It was the immense resource, in the lower Sierras, of pine and other timber, that “made” Madera.  While milling had begun in the Sixties in the San Joaquin River basin, the most of the lumber used in the valley was brought from the north by rail in the Seventies.
     William H. Thurman, who later became the first sheriff of Madera County, and who had been a mill man prior to coming into the San Joaquin Valle and settling at Merced, became interested in the commercial possibilities of the large tracts of sugar pine known to lie on the ridges north of the San Joaquin. As a result of his efforts, a corporation was formed, the California Lumber company, in 1874.  P. D. Wiggington, attorney of Merced and onetime Congressman became the president and Mark Howell the secretary of the company.  Others listed as stockholders were J. J. Dickenson, A. G. Ellis, Dr. J. B. Cocanoeur, John Montgomery, Henry Miller, Charles M. Blain, Russ Ward, district attorney of Merced, and the James brothers.  The enterprise was distinguished by the fact that the lumber was to be brought down too the railroad by means of a flume, fifty-five miles in length—this being the first structure of the kind in the valley.  Later it was imitated by flumes reaching Sanger and Clovis in the district south of the San Joaquin.  The first mill was known as the California lumber mill; a later one was called the Soquel mill because some the stockholders were interested in Soquel, in the Santa Cruz Mountains.
     Proposals to have the flume terminate at Borden, the already established village on the Central Pacific, were frustrated by what were considered too high charges for land and by alleged land level difficulties in running the flume.  Consequently, the mill managers accepted an offer from Isaac Friedlander of forty acres for yard and mill and an undivided half interest in a plat for a new town.  Thus both the original land owner and the mill stockholders were to profit in the promotion of the new town.  The promoters were conscious of the romantic value of Spanish California names and called their new location “Madera” from the Spanish word for
Lumber.
     Mr. Thurman, who was the manager of the new milling enterprise, constructed the first home in Madera, on C Street.  The first planing mill was located at what is now the corner of Sixth and E streets, a building that is still in existence.
     It was in 1876, that the town of Madera took on actual form.  It did so with some opposition, as there were vested interests in the location at Borden, two and a half miles southerly on the railroad and the Central Pacific Company itself objected to the new townsite.  However, the commercial strength of the new lumbering enterprise overcame all opposition.  The town of Madera was laid out with wide streets, which are still a matter of pride to the citizens.  The town has also grown—differently from most San Joaquin Valley cities—in that its business district is almost entirely easterly from the railroad, yet its residence section is largely on the west side.  On the e\west also were constructed later the chief school building, the court house and the county library and other public enterprises.

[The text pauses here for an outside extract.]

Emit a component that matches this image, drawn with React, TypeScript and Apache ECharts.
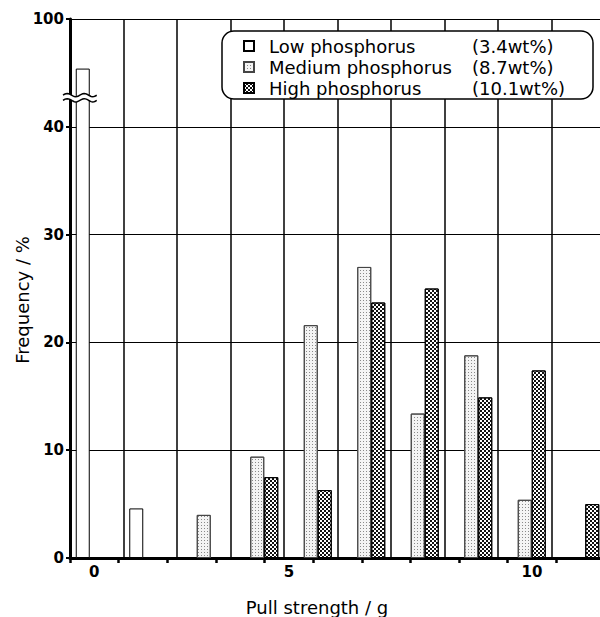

     Railroad company opposition compelled the town promoters to build their own station house.  Sheldon Borden was the first Central Pacific agent.  After about ten years, this first depot was destroyed by fire,  whereupon the railroad built its own depot.
     In  1877 and 1878, California generally suffered under a terrible drought, a year and a half passing with virtually no rainfall.  In the general commercial depression that attended this drought, the lumber company at Madera passed into the hands of San Jose financiers who had advanced money for the original construction program. Return Roberts of the Commercial and Savings Bank of San Jose thus became interested in Madera, moved to this city and was for many years a leading citizen.  He reorganized the lumber enterprise as the Madera Flume and Trading Company, built more mills in the mountains, constructed a large planning mill at Madera, and in 1893 started the Commercial Bank of Madera, later merged with the Bank of Italy. Return Roberts died in Madera about twenty years ago.
     In the Nineties, consequent to the depression in the early part of that decade, the Madera Flume and Trading Company permitted its flume to go into decay, the ills stopping operations.  But the timber holdings and the rights of way continued as a valuable asset.  In 1899, E. H. Cox led in organizing the Madera Sugar Pine Company.  Mr. Cox had been railroad agent at Madera, secretary of the flume company, manager of the commercial bank, and had grown up with the town.  He sensed the opportunities in the revival of business at the end of the century, rebuilt the flume and construct a large planing mill east of the City of Madera.  The large establishment was laid out at Sugar Pine, which still continues there.  The sawmill was burned in 1922, but immediately was reconstructed.